◆ **DATASET EXCERPT**
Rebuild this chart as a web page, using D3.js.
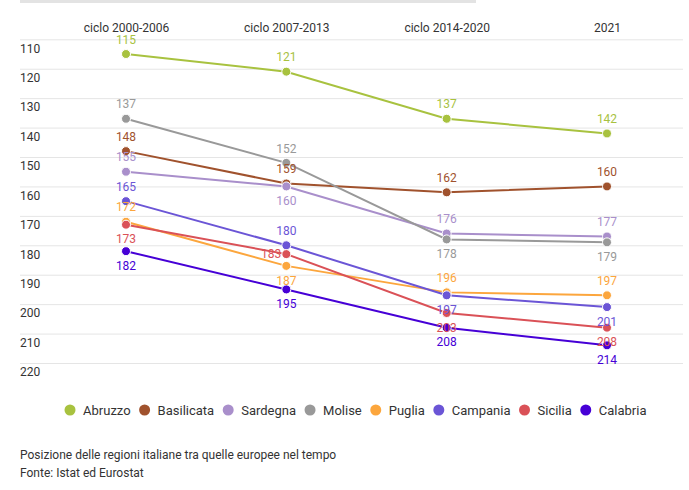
<!DOCTYPE html>
<html>
<head>
<meta charset="utf-8">
<script src="https://cdn.jsdelivr.net/npm/d3@7"></script>
<style>
  html, body { margin: 0; padding: 0; background: #fff; }
  svg { display: block; font-family: Roboto, "Noto Sans", sans-serif; }
</style>
</head>
<body>
<svg id="chart" width="689" height="490"></svg>
<script>
// ---- data ----
const categories = ["ciclo 2000-2006", "ciclo 2007-2013", "ciclo 2014-2020", "2021"];
const seriesNames = ["Abruzzo", "Basilicata", "Sardegna", "Molise", "Puglia", "Campania", "Sicilia", "Calabria"];
const abruzzo    = [115, 121, 137, 142];
const basilicata = [148, 159, 162, 160];
const sardegna   = [155, 160, 176, 177];
const molise     = [137, 152, 178, 179];
const puglia     = [172, 187, 196, 197];
const campania   = [165, 180, 197, 201];
const sicilia    = [173, 183, 203, 208];
const calabria   = [182, 195, 208, 214];
const yTicks = [110, 120, 130, 140, 150, 160, 170, 180, 190, 200, 210, 220];
const footerLines = ["Posizione delle regioni italiane tra quelle europee nel tempo", "Fonte: Istat ed Eurostat"];

// ---- styling / layout config ----
const colors = ["#a8c23f", "#a0522d", "#a98fcb", "#999999", "#fca63d", "#6b55d6", "#da5157", "#4600d6"];
// value label placement: a = above, b = below, l = left
const labelPlacement = [
  ["a","a","a","a"],
  ["a","a","a","a"],
  ["a","b","a","a"],
  ["a","a","b","b"],
  ["a","b","a","a"],
  ["a","a","b","b"],
  ["b","l","b","b"],
  ["b","b","b","b"]
];

const values = [abruzzo, basilicata, sardegna, molise, puglia, campania, sicilia, calabria];
const series = seriesNames.map((name, i) => ({
  name, color: colors[i], place: labelPlacement[i],
  points: categories.map((c, j) => ({ cat: c, v: values[i][j] }))
}));

const svg = d3.select("#chart");

// top grey bar
svg.append("rect").attr("x", 20).attr("y", 0).attr("width", 456).attr("height", 3).attr("fill", "#e3e3e3");

const x = d3.scalePoint().domain(categories).range([126, 607]);
const y = d3.scaleLinear().domain([110, 220]).range([39.3, 363]);

// y gridlines + labels
const gy = svg.append("g").attr("transform", "translate(20,0)")
  .call(d3.axisRight(y).tickValues(yTicks).tickSize(663).tickFormat(d => d));
gy.select(".domain").remove();
gy.selectAll(".tick line").attr("stroke", "#e5e5e5").attr("stroke-width", 1);
gy.selectAll(".tick text")
  .attr("x", 0).attr("y", 9).attr("text-anchor", "start")
  .attr("fill", "#333").style("font-size", "12px").style("font-family", "Roboto");

// x header labels
const gx = svg.append("g").attr("transform", "translate(0,32)")
  .call(d3.axisTop(x).tickSize(0).tickPadding(0));
gx.select(".domain").remove();
gx.selectAll(".tick text").attr("dy", 0).attr("fill", "#333")
  .style("font-size", "12px").style("font-family", "Roboto");

// lines
const line = d3.line().x(d => x(d.cat)).y(d => y(d.v));
const gl = svg.append("g");
series.forEach(s => {
  gl.append("path").datum(s.points)
    .attr("d", line).attr("fill", "none")
    .attr("stroke", s.color).attr("stroke-width", 2);
  gl.selectAll(null).data(s.points).enter().append("circle")
    .attr("cx", d => x(d.cat)).attr("cy", d => y(d.v)).attr("r", 4.5)
    .attr("fill", s.color).attr("stroke", "#fff").attr("stroke-width", 1);
});

// value labels
const gt = svg.append("g");
series.forEach(s => {
  s.points.forEach((p, j) => {
    const pl = s.place[j];
    const cx = x(p.cat), cy = y(p.v);
    let tx = cx, ty = cy, anchor = "middle";
    if (pl === "a") ty = cy - 14.5;
    else if (pl === "b") ty = cy + 14.5;
    else { tx = cx - 5; anchor = "end"; }
    gt.append("text").attr("x", tx).attr("y", ty).attr("dy", "0.35em")
      .attr("text-anchor", anchor).attr("fill", s.color)
      .style("font-size", "12px").text(p.v);
  });
});

// legend
const lg = svg.append("g");
let lx = 0;
series.forEach(s => {
  const it = lg.append("g").attr("transform", `translate(${lx},0)`);
  it.append("circle").attr("cx", 5.5).attr("cy", 0).attr("r", 5.5).attr("fill", s.color);
  const t = it.append("text").attr("x", 18.5).attr("y", 0).attr("dy", "0.35em")
    .attr("fill", "#333").style("font-size", "13px").text(s.name);
  lx += 18.5 + t.node().getComputedTextLength() + 8.5;
});
const lw = lx - 8.5;
lg.attr("transform", `translate(${355.5 - lw / 2},410)`);

// footer
svg.append("g").selectAll("text").data(footerLines).enter().append("text")
  .attr("x", 20).attr("y", (d, i) => 455 + i * 17.5).attr("dy", "0.35em")
  .attr("fill", "#333").style("font-size", "12px").text(d => d);
</script>
</body>
</html>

◆ **WORK TO DO**
Exactly as written, please give again the lines from the beginning of the listing through the line containing "delle regioni italiane", inclusive, without any pictures.

◆ **TASK SOLUTION**
Rebuild this chart as a web page, using D3.js.
<!DOCTYPE html>
<html>
<head>
<meta charset="utf-8">
<script src="https://cdn.jsdelivr.net/npm/d3@7"></script>
<style>
  html, body { margin: 0; padding: 0; background: #fff; }
  svg { display: block; font-family: Roboto, "Noto Sans", sans-serif; }
</style>
</head>
<body>
<svg id="chart" width="689" height="490"></svg>
<script>
// ---- data ----
const categories = ["ciclo 2000-2006", "ciclo 2007-2013", "ciclo 2014-2020", "2021"];
const seriesNames = ["Abruzzo", "Basilicata", "Sardegna", "Molise", "Puglia", "Campania", "Sicilia", "Calabria"];
const abruzzo    = [115, 121, 137, 142];
const basilicata = [148, 159, 162, 160];
const sardegna   = [155, 160, 176, 177];
const molise     = [137, 152, 178, 179];
const puglia     = [172, 187, 196, 197];
const campania   = [165, 180, 197, 201];
const sicilia    = [173, 183, 203, 208];
const calabria   = [182, 195, 208, 214];
const yTicks = [110, 120, 130, 140, 150, 160, 170, 180, 190, 200, 210, 220];
const footerLines = ["Posizione delle regioni italiane tra quelle europee nel tempo", "Fonte: Istat ed Eurostat"];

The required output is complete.